Il corpo della donna è un altro tema da lei trattato. Esiste una differenza del corpo della donna visto dal punto di vista maschile e da quello femminile?
Secondo me, per lei, era fondamentale allontanarsi da una sguardo che comportasse dell’erotismo diretto, dell’ammicco al sesso o al desiderio. Tanto che realizzò nudi il più realistici possibili, come i tagli a figura intera e poi la scelta di fare queste sorte di sculture di paesaggio. Il corpo della donna vale in quanto scultura, medium artistico. E a questo piaceva accostare vari paesaggi, soprattutto quelli delle Langhe.
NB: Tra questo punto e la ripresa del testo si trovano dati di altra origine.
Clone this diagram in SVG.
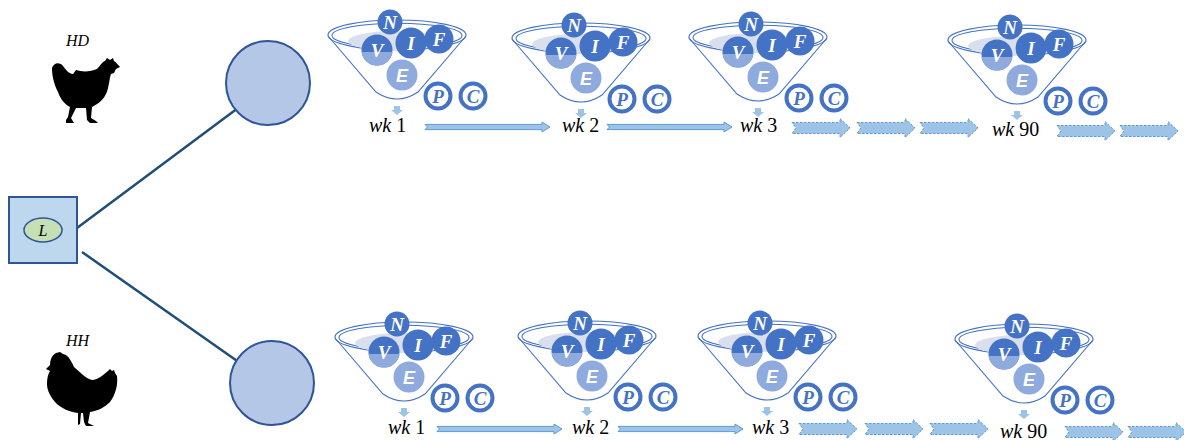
<svg xmlns="http://www.w3.org/2000/svg" xmlns:xlink="http://www.w3.org/1999/xlink" width="1184" height="440" viewBox="0 0 1184 440">
  <style>
    .hub { fill: #b4c7e7; stroke: #2f5597; stroke-width: 2; }
    .link { stroke: #1f4e79; stroke-width: 2.5; fill: none; }
    .rim { fill: none; stroke: #4472c4; stroke-width: 1.1; }
    .cone { fill: none; stroke: #4472c4; stroke-width: 1.1; }
    .dark { fill: #4472c4; }
    .light { fill: #8faadc; }
    .ltr { fill: #ffffff; font-family: "Liberation Serif", serif; font-style: italic; font-weight: bold; font-size: 19px; text-anchor: middle; }
    .ltrs { fill: #ffffff; font-family: "Liberation Sans", sans-serif; font-style: italic; font-weight: bold; font-size: 18px; text-anchor: middle; }
    .ring { fill: #ffffff; stroke: #4472c4; stroke-width: 4; }
    .rl { fill: #4472c4; font-family: "Liberation Serif", serif; font-style: italic; font-weight: bold; font-size: 19px; text-anchor: middle; }
    .wk { font-family: "Liberation Serif", serif; font-size: 20px; fill: #000; }
    .solid { fill: #9dc3e6; stroke: #5b9bd5; stroke-width: 1; }
    .dash { fill: #9dc3e6; stroke: #5b9bd5; stroke-width: 1; stroke-dasharray: 2.5 1.5; }
    .tag { font-family: "Liberation Serif", serif; font-style: italic; font-size: 16px; fill: #000; }
  </style>
  <defs>
    <clipPath id="lowerHalf">
      <rect x="-40" y="30" width="60" height="30"/>
    </clipPath>
    <!-- funnel of letter balls, origin at the centre of the N ball -->
    <g id="funnel">
      <ellipse class="rim" cx="7" cy="13" rx="69" ry="15"/>
      <ellipse class="rim" cx="7" cy="13.5" rx="65" ry="12.3"/>
      <ellipse cx="5" cy="19" rx="47" ry="10" fill="#d9dfec"/>
      <path class="cone" d="M-62,14 L-14,70 Q7,84 28,70 L76,14"/>
      <path d="M4,84 H10 V88 H13 L7,93 L1,88 H4 Z" fill="#9dc3e6"/>
      <circle class="dark" cx="-13" cy="28" r="15.5"/>
      <circle class="light" cx="-13" cy="28" r="15.5" clip-path="url(#lowerHalf)"/>
      <circle class="dark" cx="21" cy="21" r="15.5"/>
      <circle class="dark" cx="49" cy="17" r="14.5"/>
      <circle class="dark" cx="0" cy="0" r="12.5"/>
      <circle class="light" cx="12" cy="53" r="15.5"/>
      <text class="ltr" x="0" y="6.5">N</text>
      <text class="ltr" x="-13" y="34.5">V</text>
      <text class="ltr" x="21" y="27.5">I</text>
      <text class="ltr" x="49" y="23.5">F</text>
      <text class="ltrs" x="12" y="59.5">E</text>
      <circle class="ring" cx="48" cy="74" r="12.5"/>
      <circle class="ring" cx="83" cy="74" r="12.5"/>
      <text class="rl" x="48" y="80.5">P</text>
      <text class="rl" x="83" y="80.5">C</text>
    </g>
    <path id="longArrow" class="solid" d="M0,-2.6 H117 V-5 L125,0 L117,5 V2.6 H0 L2.5,0 Z"/>
    <path id="shortArrow" class="dash" d="M0,-5.5 H48 V-9.5 L58,0 L48,9.5 V5.5 H0 L4,0 Z"/>
  </defs>

  <!-- connectors from the line box to the two flocks -->
  <g id="connectors">
    <line class="link" x1="77" y1="228" x2="238" y2="108"/>
    <line class="link" x1="82" y1="252" x2="240" y2="363"/>
  </g>

  <g id="line-box">
    <rect x="9" y="197" width="68" height="66" fill="#bdd7ee" stroke="#2f5597" stroke-width="2"/>
    <ellipse cx="43" cy="230" rx="19" ry="12" fill="#c5e0b4" stroke="#2f5597" stroke-width="1.5"/>
    <text class="tag" x="43" y="236" text-anchor="middle" font-size="17">L</text>
  </g>

  <g id="hub-hd">
    <circle class="hub" cx="268" cy="83" r="42"/>
  </g>
  <g id="hub-hh">
    <circle class="hub" cx="272" cy="383" r="42"/>
  </g>

  <g id="bird-hd">
    <text class="tag" x="66" y="46">HD</text>
    <path fill="#000" d="M52,68 C54,62 60,62 63,66 C66,70 69,74 73,74 L76,70 C82,72 90,72 97,69 C100,66 102,62 105,61 L107,58 L110,60 L113,58 L114,61 C116,62 118,65 120,67 L116,69 L114,73 L111,74 C109,80 109,88 106,94 C103,100 98,104 92,107 L91,118 L96,121 L98,123 L90,123 L87,120 L86,108 L76,108 L71,118 L74,123 L66,123 L66,120 L68,117 L70,107 C64,104 60,98 58,92 C55,86 52,78 52,68 Z"/>
  </g>
  <g id="bird-hh">
    <text class="tag" x="66" y="346">HH</text>
    <path fill="#000" d="M56,353 L60,352 L63,354 L66,355 C70,358 72,363 74,367 C80,372 86,379 92,380 C98,380 104,374 108,371 L110,369 L112,371 L114,370 L115,373 L117,376 C118,384 116,394 110,402 C104,408 97,411 90,412 L88,423 L94,426 L86,426 L84,422 L83,413 L81,413 L80,424 L78,425 L78,413 C70,412 60,408 55,402 C50,396 47,390 47,384 C47,378 48,374 50,371 L46,369 L50,365 C50,360 52,355 56,353 Z"/>
  </g>

  <!-- HD timeline -->
  <g id="hd-wk1"><use xlink:href="#funnel" transform="translate(390,22)"/><text class="wk" x="369" y="132"><tspan font-style="italic">wk</tspan> 1</text></g>
  <g id="hd-wk2"><use xlink:href="#funnel" transform="translate(574,25)"/><text class="wk" x="562" y="132"><tspan font-style="italic">wk</tspan> 2</text></g>
  <g id="hd-wk3"><use xlink:href="#funnel" transform="translate(751,24)"/><text class="wk" x="740" y="132"><tspan font-style="italic">wk</tspan> 3</text></g>
  <g id="hd-wk90"><use xlink:href="#funnel" transform="translate(1010,27)"/><text class="wk" x="992" y="136"><tspan font-style="italic">wk</tspan> 90</text></g>

  <!-- HH timeline -->
  <g id="hh-wk1"><use xlink:href="#funnel" transform="translate(397,324)"/><text class="wk" x="388" y="434"><tspan font-style="italic">wk</tspan> 1</text></g>
  <g id="hh-wk2"><use xlink:href="#funnel" transform="translate(580,323)"/><text class="wk" x="572" y="434"><tspan font-style="italic">wk</tspan> 2</text></g>
  <g id="hh-wk3"><use xlink:href="#funnel" transform="translate(760,323)"/><text class="wk" x="752" y="434"><tspan font-style="italic">wk</tspan> 3</text></g>
  <g id="hh-wk90"><use xlink:href="#funnel" transform="translate(1017,326)"/><text class="wk" x="1000" y="438"><tspan font-style="italic">wk</tspan> 90</text></g>

  <g id="timeline-arrows">
    <use xlink:href="#longArrow" transform="translate(425,127)"/>
    <use xlink:href="#longArrow" transform="translate(607,127)"/>
    <use xlink:href="#shortArrow" transform="translate(792,128)"/>
    <use xlink:href="#shortArrow" transform="translate(857,128)"/>
    <use xlink:href="#shortArrow" transform="translate(920,128)"/>
    <use xlink:href="#shortArrow" transform="translate(1057,131)"/>
    <use xlink:href="#shortArrow" transform="translate(1120,131)"/>

    <use xlink:href="#longArrow" transform="translate(437,429)"/>
    <use xlink:href="#longArrow" transform="translate(618,429)"/>
    <use xlink:href="#shortArrow" transform="translate(799,429)"/>
    <use xlink:href="#shortArrow" transform="translate(865,429)"/>
    <use xlink:href="#shortArrow" transform="translate(930,429)"/>
    <use xlink:href="#shortArrow" transform="translate(1065,432)"/>
    <use xlink:href="#shortArrow" transform="translate(1128,432)"/>
  </g>
</svg>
Sono ben 88 le fotografie nella mostra curata da Sandro Parmiggiani?
Sì e tutte provenienti da lo CSAC di Parma, a cui mia madre fece una donazione agli inizi per la stima nei confronti di Arturo Carlo Quintavalle.
In questa mostra si trovano degli inediti?
Sicuramente sì. Mentre purtroppo non è presente il corpo di lavori sugli Ospedali psichiatrici, quindi tutta l’esperienza di Basaglia. invece non c’è invece perché gli organizzatori vorrebbero fare una prossima mostra dedicata solo ai manicomi, un lavoro estremamente importante e molto famoso ma in questa mostra volutamente compare per dare uno spazio a un’iniziativa forse l’anno prossimo”.
Cinque fotografie di Mondo Cocktail sono in esposizione invece fino 30 gennaio nella mostra ESSERE UMANE, le grandi fotografe raccontano il mondo ai Musei di San Domenico a Forlì, curata da Walter Guadagnini.